The task.
Search the data for the string "chart" and gather each line it is in.

Information provided.
** start **

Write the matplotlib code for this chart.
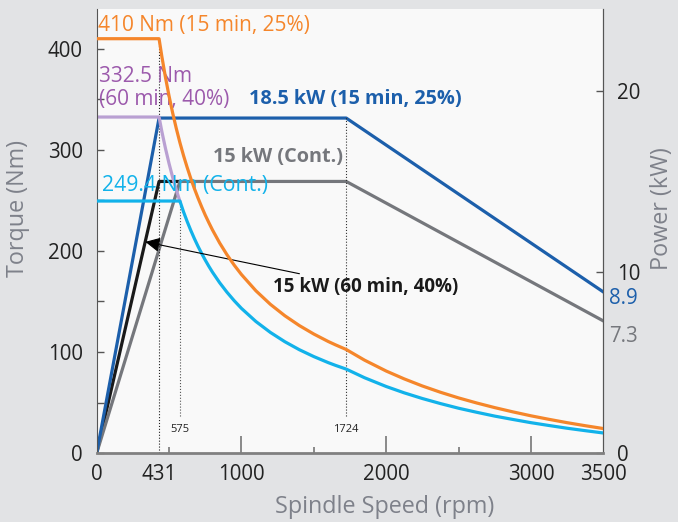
import numpy as np
import matplotlib
matplotlib.use("Agg")
import matplotlib.pyplot as plt

plt.rcParams['font.family'] = ['Open Sans', 'DejaVu Sans']

# spindle speed (rpm) and torque (Nm)
rpm_orange = [0, 431, 450, 475, 500, 525, 550, 575, 600, 625, 650, 675, 700, 725, 750, 775,
              800, 850, 900, 950, 1000, 1100, 1200, 1300, 1400, 1500, 1600, 1650, 1724,
              1850, 2000, 2125, 2250, 2375, 2500, 2625, 2750, 2875, 3000, 3125, 3250,
              3375, 3500]
torque_orange = [410, 410, 392.6, 371.9, 353.3, 336.5, 321.2, 307.2, 294.4, 282.7, 271.8,
                 261.7, 252.4, 243.7, 235.5, 228.0, 220.8, 207.8, 196.3, 186.0, 176.7,
                 160.6, 147.2, 135.9, 126.2, 117.8, 110.4, 107.1, 102.5, 92.0, 81.2, 73.4,
                 66.4, 60.2, 54.6, 49.6, 45.0, 40.8, 36.9, 33.4, 30.1, 27.1, 24.3]

rpm_cyan = [0, 575, 600, 625, 650, 675, 700, 725, 750, 775, 800, 850, 900, 950, 1000,
            1100, 1200, 1300, 1400, 1500, 1600, 1650, 1724, 1850, 2000, 2125, 2250, 2375,
            2500, 2625, 2750, 2875, 3000, 3125, 3250, 3375, 3500]
torque_cyan = [249.4, 249.4, 238.7, 229.2, 220.4, 212.2, 204.6, 197.6, 191.0, 184.8, 179.0,
               168.5, 159.2, 150.8, 143.2, 130.2, 119.4, 110.2, 102.3, 95.5, 89.5, 86.8,
               83.1, 74.6, 65.9, 59.6, 54.0, 49.0, 44.4, 40.4, 36.6, 33.3, 30.1, 27.3,
               24.6, 22.2, 19.9]

rpm_purple = [0, 431, 450, 475, 500, 525, 550, 575]
torque_purple = [332.5, 332.5, 318.3, 301.6, 286.5, 272.8, 260.4, 249.1]

# power (kW)
rpm_blue = [0, 431, 1724, 3500]
power_blue = [0, 18.5, 18.5, 8.9]
rpm_gray = [0, 575, 1724, 3500]
power_gray = [0, 15, 15, 7.3]
rpm_black = [0, 431, 575]
power_black = [0, 15, 15]

c_orange = '#f5862b'
c_cyan = '#12b2ea'
c_purple_line = '#b9a0d2'
c_purple_text = '#9c5aac'
c_blue = '#1c5fab'
c_gray = '#75777c'
c_black = '#1a1a1a'
c_label = '#7e818a'

fig = plt.figure(figsize=(6.78, 5.22), dpi=100, facecolor='#e2e3e5')
ax = fig.add_axes([0.1426, 0.132, 0.7472, 0.850])
ax2 = ax.twinx()

ax.set_xlim(0, 3500)
ax.set_ylim(0, 439)
ax2.set_ylim(0, 24.5)

lw = 2.3
ax.plot(rpm_purple, torque_purple, color=c_purple_line, lw=lw, zorder=2)
ax.plot(rpm_cyan, torque_cyan, color=c_cyan, lw=lw, zorder=3)
ax2.plot(rpm_black, power_black, color=c_black, lw=lw, zorder=3)
ax2.plot(rpm_gray, power_gray, color=c_gray, lw=lw, zorder=4)
ax2.plot(rpm_blue, power_blue, color=c_blue, lw=lw, zorder=5)
ax.plot(rpm_orange, torque_orange, color=c_orange, lw=lw, zorder=6)

# torque axes above power axes so orange stays on top
ax2.set_zorder(0)
ax.set_zorder(1)
ax.patch.set_visible(False)
ax2.patch.set_visible(True)
ax2.patch.set_facecolor('#f9f9f9')

# dotted guides
ax.plot([431, 431], [0, 410], color='#222222', lw=0.8, ls=':', zorder=1)
ax.plot([575, 575], [37, 249], color='#555555', lw=0.8, ls=':', zorder=1)
ax.plot([1724, 1724], [37, 332.5], color='#333333', lw=0.8, ls=':', zorder=1)
ax.text(575, 23, '575', fontsize=8, ha='center', va='center', color='#222222')
ax.text(1724, 23, '1724', fontsize=8, ha='center', va='center', color='#222222')

# labels in plot
ax.text(12, 423, '410 Nm (15 min, 25%)', color=c_orange, fontsize=15, va='center')
ax.text(15, 361, '332.5 Nm\n(60 min, 40%)', color=c_purple_text, fontsize=15, va='center',
        linespacing=1.1)
ax.text(1049, 350, '18.5 kW (15 min, 25%)', color=c_blue, fontsize=14.3,
        fontweight='bold', va='center')
ax.text(806, 293, '15 kW (Cont.)', color=c_gray, fontsize=14.3, fontweight='bold',
        va='center')
ax.text(37, 265, '249.4 Nm (Cont.)', color=c_cyan, fontsize=15.3, va='center')
ax.annotate('15 kW (60 min, 40%)', xy=(336, 209), xytext=(1216, 164),
            fontsize=13.5, fontweight='bold', color=c_black, va='center',
            arrowprops=dict(arrowstyle='-|>', color='black', lw=0.8,
                            mutation_scale=22, shrinkA=3, shrinkB=0))

# ticks
ax.set_xticks([0, 431, 1000, 2000, 3000, 3500])
ax.set_xticks([500, 1500, 2500], minor=True)
ax.set_yticks([0, 100, 200, 300, 400])
ax.set_yticks([50, 150, 250, 350], minor=True)
ax2.set_yticks([0, 10, 20])
ax.tick_params(axis='x', which='major', direction='in', length=12, width=1.2,
               color='#777777', pad=8, labelsize=14.8, labelcolor='#222222')
ax.tick_params(axis='x', which='minor', direction='in', length=4, width=1.2, color='#777777')
ax.tick_params(axis='y', which='both', direction='in', length=5, width=1,
               color='#555555', pad=10, labelsize=14.8, labelcolor='#222222')
ax2.tick_params(axis='y', direction='in', length=5, width=1, color='#555555',
                pad=10, labelsize=14.8, labelcolor='#222222')
for i in (0, 1, 5):
    ax.xaxis.get_major_ticks()[i].tick1line.set_visible(False)

ax2.annotate('8.9', xy=(3500, 8.9), xytext=(4, -5), textcoords='offset points',
             color=c_blue, fontsize=14.8, va='center', ha='left', annotation_clip=False)
ax2.annotate('7.3', xy=(3500, 7.3), xytext=(4, -11), textcoords='offset points',
             color=c_gray, fontsize=14.8, va='center', ha='left', annotation_clip=False)

for a in (ax, ax2):
    a.spines['top'].set_visible(False)
    a.spines['left'].set_color('#555555')
    a.spines['right'].set_color('#555555')
    a.spines['bottom'].set_color('#808080')
    a.spines['bottom'].set_linewidth(2)
ax2.spines['left'].set_visible(False)
ax2.spines['bottom'].set_visible(False)

fig.text(0.027, 0.60, 'Torque (Nm)', rotation=90, color=c_label, fontsize=16.8,
         ha='center', va='center')
fig.text(0.977, 0.60, 'Power (kW)', rotation=90, color=c_label, fontsize=16.8,
         ha='center', va='center')
fig.text(0.568, 0.028, 'Spindle Speed (rpm)', color=c_label, fontsize=16.8,
         ha='center', va='center')

fig.savefig('out.png', dpi=100, facecolor=fig.get_facecolor())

** end **

Correct response.
Write the matplotlib code for this chart.

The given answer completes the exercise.